3) You know Fry's is a Super Market but you don't know Fry's is also the name of a computer store and you find this very strange and confusing.
4) You know who Jim Click is.
5) The seasons are different: 2 weeks of Summer, 50 weeks of Hell.
6) You greet people by saying "Yo." and they reply "Sup."
7) You have cactus growing wild in your yard.
8) You have bought a cactus and have it in your kitchen or living room.
9) You have been to a day game at Tucson Electric Park in the middle of July and don't mind sitting in the sun.
10) You are unaware that Arizona has a state song.
11) All your stories somehow revolve around excess consumption of alcohol and firearms.
12) You have attended a concert that sucked so bad you blew it off and spent the rest of the day at the Desert Museum.
13) You are driving down the freeway in a 75mph zone going 90mph and get passed.
14) You bundle up when the tempature is 78 degrees (Fahrenheit) outside ( 25.5 Celsius.)
15) You have both casual and formal blue jeans.
16) You don't know what is in the water you drink out of the fountain and you don't care.
17) You pronounce Arizona as "Zona."
18) You prononce "Inke" as in "Fred Inke Golf course" correctly as "Ink". Yes, the 'e' is silent.
19) Food sold in a Mexican-style restraunt is the same stuff you and your neighbors cook.

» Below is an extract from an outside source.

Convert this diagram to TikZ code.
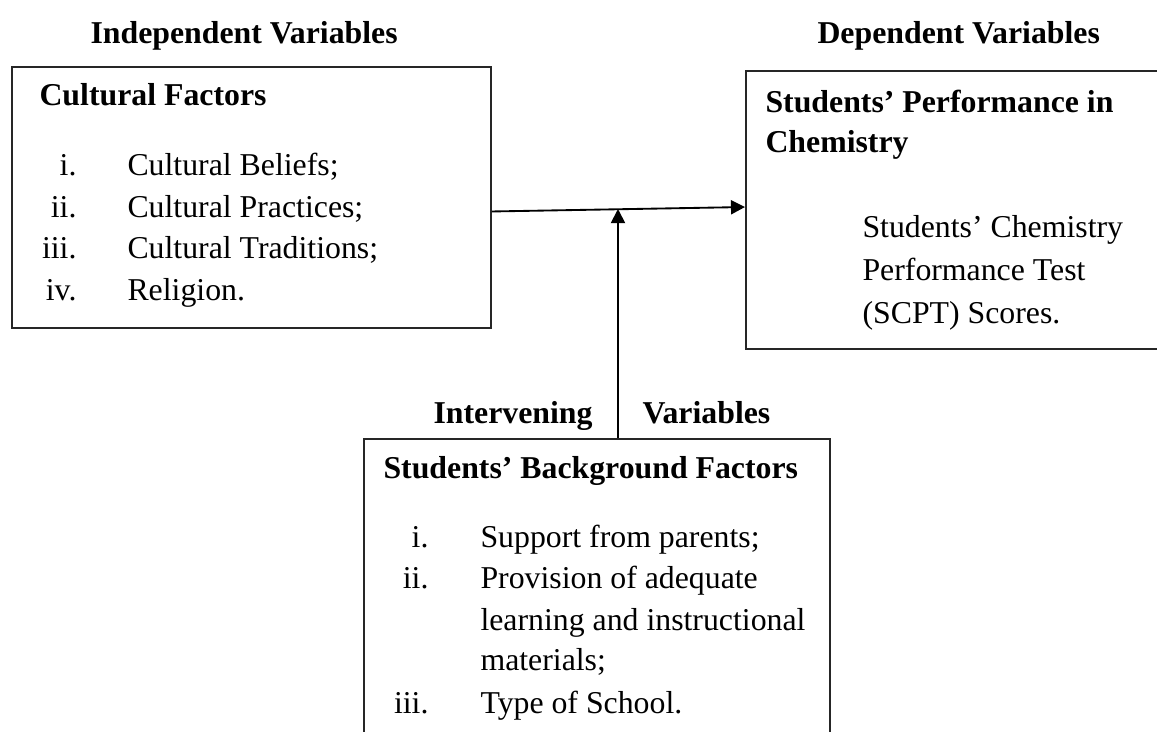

20) You have seen it hail in August and it was warm out.
21) You realize all the IT guys that know what they are doing wear cowboy boots, blue jeans, a button down shirt and a cowboy hat.
22) You can't find Mexico or Canada on a map.
23) You pledge allegiance to nobody.
24) Your weekends are spent getting stoned.
25) You have at least three sheads on your property.
26) You have played games and have used cactus as boundry markers.
27) The only time you ever see the metric system in on the freeway. (We have a lot of trucks comming across from Mexico.)
28) The Boarder Partol knocks on the door and asks if the illegal aliens waiting to be picked up can have some water from your hose.
29) All your local tourist attractions are related to holes in the ground.
30) The most popular place for conception to occour at your highschool is in the restrooms.
31) You are a liberal who hates Bush and would rather vote for Satan but don't care enough to register to vote.
32) You learned the hard way to not pet the furry looking cactus.